Открыл он и Александра Ивановича Смирнова, а открыв, «подарил» мне. «Езжай в Ногинск, — торопил он меня, рассказывая вещи действительно удивительные. — Не пожалеешь!»

Беседовали два краеведа: директор Ногинского музея Александр Иванович Смирнов и персональный пенсионер Дмитрий Иванович Корнеев. Речь шла о поисках и находках.

— А картинная галерея Морозовых как в воду канула, — заметил Корнеев.

— Галерея Морозовых… — повторил Смирнов, поняв собеседника с полуслова.

Почти все Морозовы, известные российские капиталисты, хозяева текстильных фабрик, были коллекционерами. Дом молодых Морозовых в Богородске (так назывался Ногинск до революции) был увешан полотнами русских и западных художников, парадная лестница украшена скульптурами…

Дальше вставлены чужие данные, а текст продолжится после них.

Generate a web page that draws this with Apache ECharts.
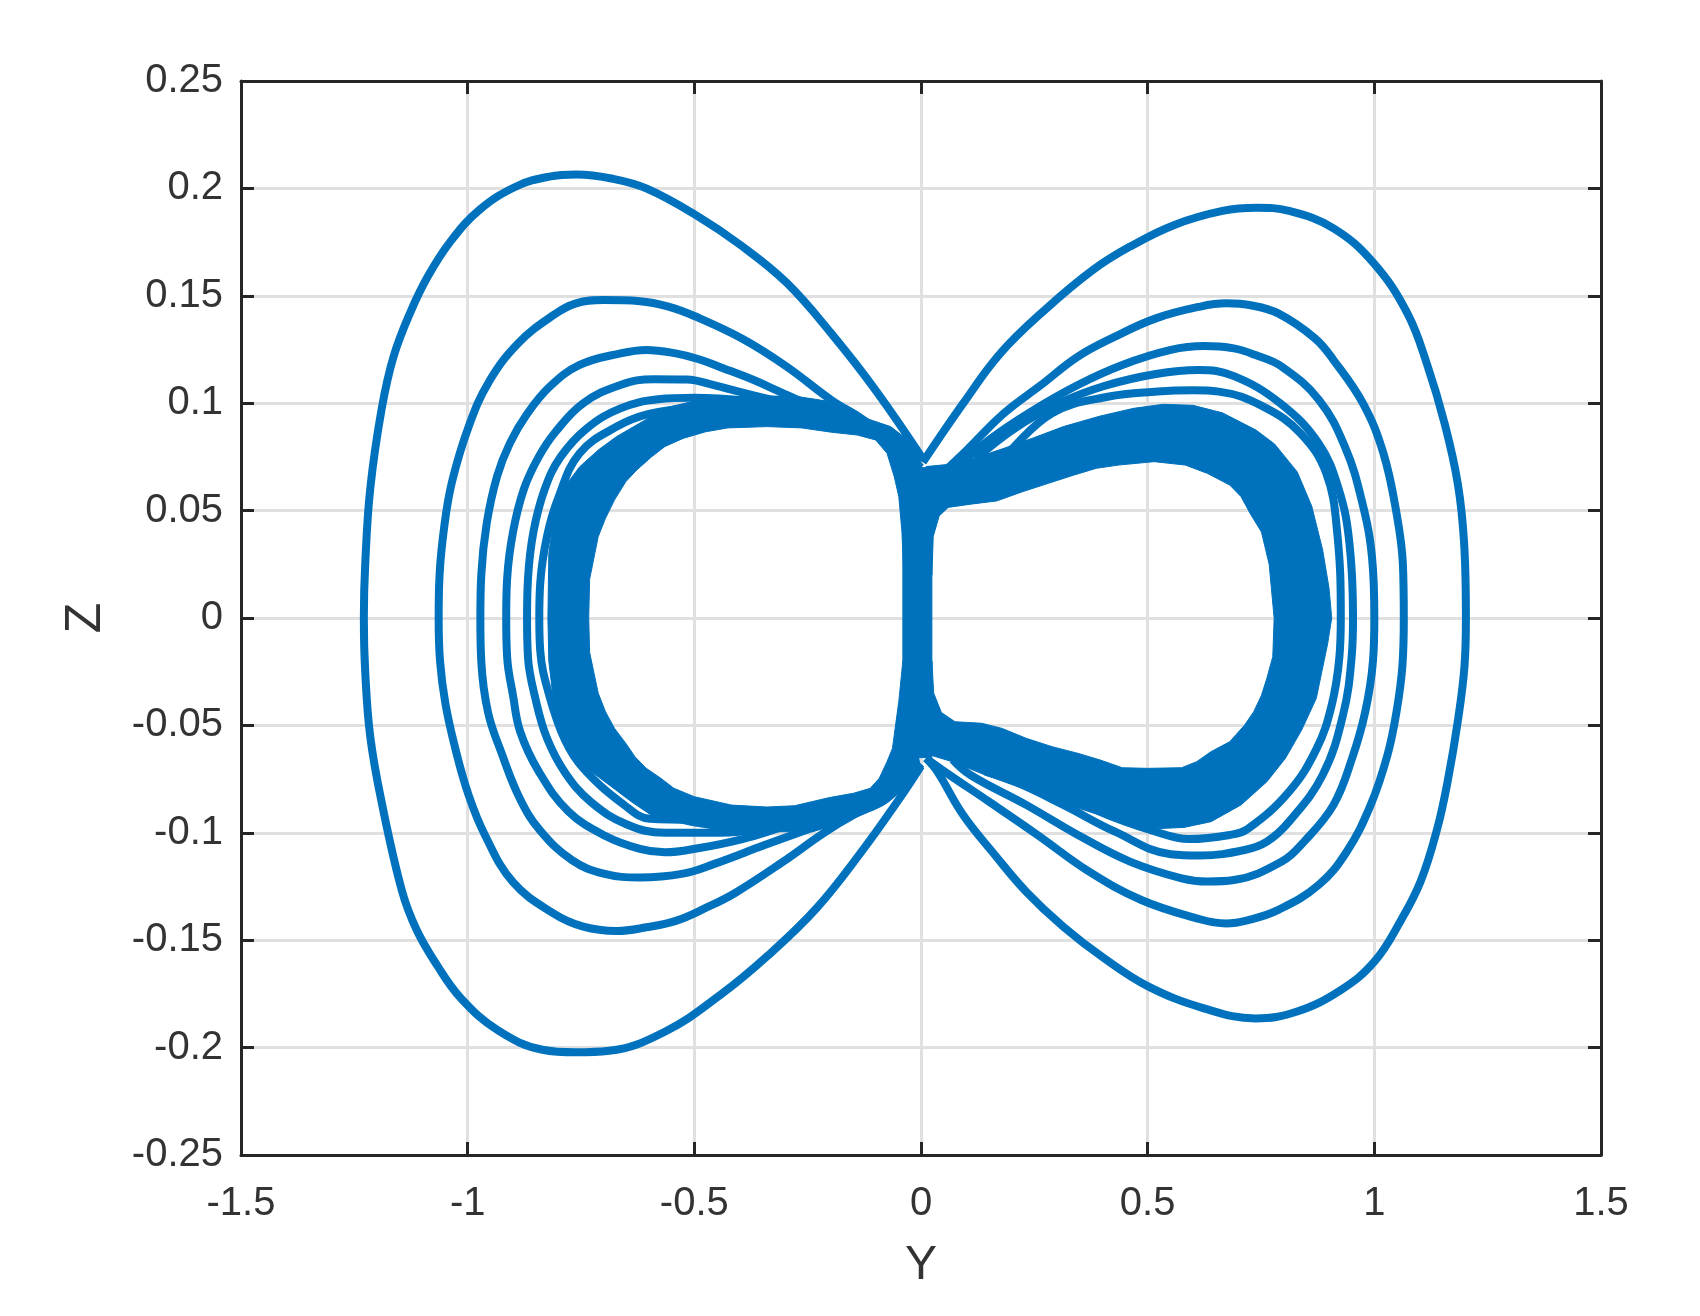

Ни Смирнов, ни Корнеев, дети ткачей, не были вхожи в этот великолепный дом дальше передней. Но и оттуда видели они в дымных косых лучах солнца или в огне дорогой люстры блеск огромной картины над первым маршем лестницы… Рассказывали, что на втором этаже висит картина не меньших размеров: синяя, серебряная и золотая — море в лунную ночь. И много-много картин небольших.